■ **EXERCISE GOAL**: Each record below is to be copied word for word, with pictures removed.
+++
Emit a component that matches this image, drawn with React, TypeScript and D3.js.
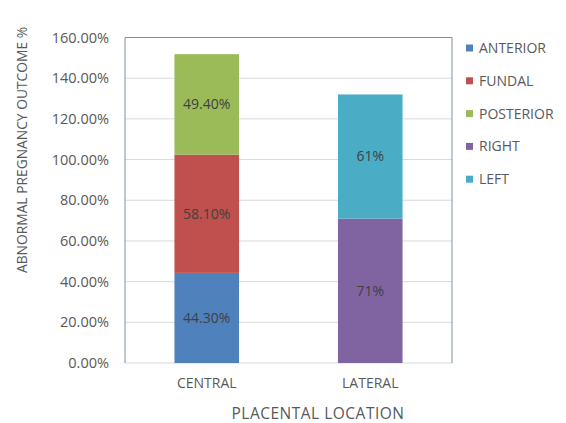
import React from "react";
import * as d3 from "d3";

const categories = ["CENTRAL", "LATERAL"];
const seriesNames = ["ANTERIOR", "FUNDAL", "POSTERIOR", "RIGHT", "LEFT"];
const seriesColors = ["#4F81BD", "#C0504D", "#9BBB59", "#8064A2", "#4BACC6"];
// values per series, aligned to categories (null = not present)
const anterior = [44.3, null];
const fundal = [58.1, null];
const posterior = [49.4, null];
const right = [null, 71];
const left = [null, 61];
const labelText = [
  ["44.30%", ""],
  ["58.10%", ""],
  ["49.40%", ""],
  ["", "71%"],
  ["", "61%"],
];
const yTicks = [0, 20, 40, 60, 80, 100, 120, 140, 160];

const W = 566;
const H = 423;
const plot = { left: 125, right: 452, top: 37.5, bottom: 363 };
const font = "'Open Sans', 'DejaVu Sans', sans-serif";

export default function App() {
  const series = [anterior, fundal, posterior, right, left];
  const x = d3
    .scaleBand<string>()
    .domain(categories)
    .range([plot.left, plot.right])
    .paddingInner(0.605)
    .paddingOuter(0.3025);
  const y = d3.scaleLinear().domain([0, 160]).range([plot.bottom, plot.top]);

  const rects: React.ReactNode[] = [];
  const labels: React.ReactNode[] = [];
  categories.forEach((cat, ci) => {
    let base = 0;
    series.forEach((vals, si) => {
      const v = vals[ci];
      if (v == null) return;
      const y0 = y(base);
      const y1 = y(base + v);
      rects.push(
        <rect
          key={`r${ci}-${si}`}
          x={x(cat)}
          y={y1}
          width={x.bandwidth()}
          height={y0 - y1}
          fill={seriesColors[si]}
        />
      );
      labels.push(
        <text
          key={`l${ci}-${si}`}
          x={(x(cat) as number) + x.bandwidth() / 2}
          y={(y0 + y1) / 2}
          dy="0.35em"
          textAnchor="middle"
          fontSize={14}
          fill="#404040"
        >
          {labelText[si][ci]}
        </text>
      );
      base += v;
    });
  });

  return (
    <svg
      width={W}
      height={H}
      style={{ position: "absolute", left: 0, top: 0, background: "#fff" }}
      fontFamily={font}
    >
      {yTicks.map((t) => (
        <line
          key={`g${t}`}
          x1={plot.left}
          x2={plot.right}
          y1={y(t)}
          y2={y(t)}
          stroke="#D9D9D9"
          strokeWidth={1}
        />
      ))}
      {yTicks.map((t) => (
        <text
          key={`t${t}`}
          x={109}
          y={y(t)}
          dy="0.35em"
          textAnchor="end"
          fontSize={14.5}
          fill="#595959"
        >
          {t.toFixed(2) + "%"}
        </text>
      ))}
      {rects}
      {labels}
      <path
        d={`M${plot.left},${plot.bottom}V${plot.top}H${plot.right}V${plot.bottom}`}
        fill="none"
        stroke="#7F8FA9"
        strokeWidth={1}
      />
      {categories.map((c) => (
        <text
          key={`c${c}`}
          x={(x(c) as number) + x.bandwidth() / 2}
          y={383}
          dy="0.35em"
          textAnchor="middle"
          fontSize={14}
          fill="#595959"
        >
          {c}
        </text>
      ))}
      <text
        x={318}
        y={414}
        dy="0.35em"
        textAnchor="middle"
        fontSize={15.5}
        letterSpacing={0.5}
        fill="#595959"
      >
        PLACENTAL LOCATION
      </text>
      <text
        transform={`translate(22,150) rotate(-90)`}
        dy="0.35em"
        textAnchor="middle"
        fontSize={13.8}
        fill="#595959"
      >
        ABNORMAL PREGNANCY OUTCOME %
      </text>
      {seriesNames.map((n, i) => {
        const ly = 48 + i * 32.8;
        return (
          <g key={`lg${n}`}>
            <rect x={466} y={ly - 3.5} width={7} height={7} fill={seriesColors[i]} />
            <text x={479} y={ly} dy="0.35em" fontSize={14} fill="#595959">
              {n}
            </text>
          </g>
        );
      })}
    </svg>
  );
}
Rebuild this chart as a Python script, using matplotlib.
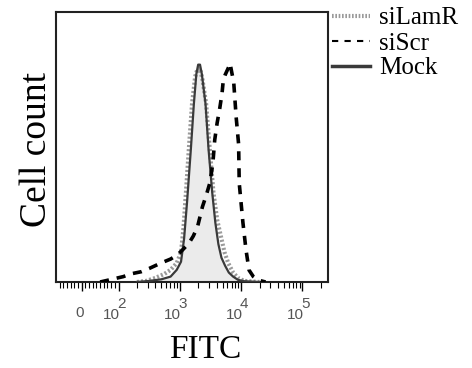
+++
■ **SOLUTION**:
Emit a component that matches this image, drawn with React, TypeScript and D3.js.
import React from "react";
import * as d3 from "d3";

const categories = ["CENTRAL", "LATERAL"];
const seriesNames = ["ANTERIOR", "FUNDAL", "POSTERIOR", "RIGHT", "LEFT"];
const seriesColors = ["#4F81BD", "#C0504D", "#9BBB59", "#8064A2", "#4BACC6"];
// values per series, aligned to categories (null = not present)
const anterior = [44.3, null];
const fundal = [58.1, null];
const posterior = [49.4, null];
const right = [null, 71];
const left = [null, 61];
const labelText = [
  ["44.30%", ""],
  ["58.10%", ""],
  ["49.40%", ""],
  ["", "71%"],
  ["", "61%"],
];
const yTicks = [0, 20, 40, 60, 80, 100, 120, 140, 160];

const W = 566;
const H = 423;
const plot = { left: 125, right: 452, top: 37.5, bottom: 363 };
const font = "'Open Sans', 'DejaVu Sans', sans-serif";

export default function App() {
  const series = [anterior, fundal, posterior, right, left];
  const x = d3
    .scaleBand<string>()
    .domain(categories)
    .range([plot.left, plot.right])
    .paddingInner(0.605)
    .paddingOuter(0.3025);
  const y = d3.scaleLinear().domain([0, 160]).range([plot.bottom, plot.top]);

  const rects: React.ReactNode[] = [];
  const labels: React.ReactNode[] = [];
  categories.forEach((cat, ci) => {
    let base = 0;
    series.forEach((vals, si) => {
      const v = vals[ci];
      if (v == null) return;
      const y0 = y(base);
      const y1 = y(base + v);
      rects.push(
        <rect
          key={`r${ci}-${si}`}
          x={x(cat)}
          y={y1}
          width={x.bandwidth()}
          height={y0 - y1}
          fill={seriesColors[si]}
        />
      );
      labels.push(
        <text
          key={`l${ci}-${si}`}
          x={(x(cat) as number) + x.bandwidth() / 2}
          y={(y0 + y1) / 2}
          dy="0.35em"
          textAnchor="middle"
          fontSize={14}
          fill="#404040"
        >
          {labelText[si][ci]}
        </text>
      );
      base += v;
    });
  });

  return (
    <svg
      width={W}
      height={H}
      style={{ position: "absolute", left: 0, top: 0, background: "#fff" }}
      fontFamily={font}
    >
      {yTicks.map((t) => (
        <line
          key={`g${t}`}
          x1={plot.left}
          x2={plot.right}
          y1={y(t)}
          y2={y(t)}
          stroke="#D9D9D9"
          strokeWidth={1}
        />
      ))}
      {yTicks.map((t) => (
        <text
          key={`t${t}`}
          x={109}
          y={y(t)}
          dy="0.35em"
          textAnchor="end"
          fontSize={14.5}
          fill="#595959"
        >
          {t.toFixed(2) + "%"}
        </text>
      ))}
      {rects}
      {labels}
      <path
        d={`M${plot.left},${plot.bottom}V${plot.top}H${plot.right}V${plot.bottom}`}
        fill="none"
        stroke="#7F8FA9"
        strokeWidth={1}
      />
      {categories.map((c) => (
        <text
          key={`c${c}`}
          x={(x(c) as number) + x.bandwidth() / 2}
          y={383}
          dy="0.35em"
          textAnchor="middle"
          fontSize={14}
          fill="#595959"
        >
          {c}
        </text>
      ))}
      <text
        x={318}
        y={414}
        dy="0.35em"
        textAnchor="middle"
        fontSize={15.5}
        letterSpacing={0.5}
        fill="#595959"
      >
        PLACENTAL LOCATION
      </text>
      <text
        transform={`translate(22,150) rotate(-90)`}
        dy="0.35em"
        textAnchor="middle"
        fontSize={13.8}
        fill="#595959"
      >
        ABNORMAL PREGNANCY OUTCOME %
      </text>
      {seriesNames.map((n, i) => {
        const ly = 48 + i * 32.8;
        return (
          <g key={`lg${n}`}>
            <rect x={466} y={ly - 3.5} width={7} height={7} fill={seriesColors[i]} />
            <text x={479} y={ly} dy="0.35em" fontSize={14} fill="#595959">
              {n}
            </text>
          </g>
        );
      })}
    </svg>
  );
}
Rebuild this chart as a Python script, using matplotlib.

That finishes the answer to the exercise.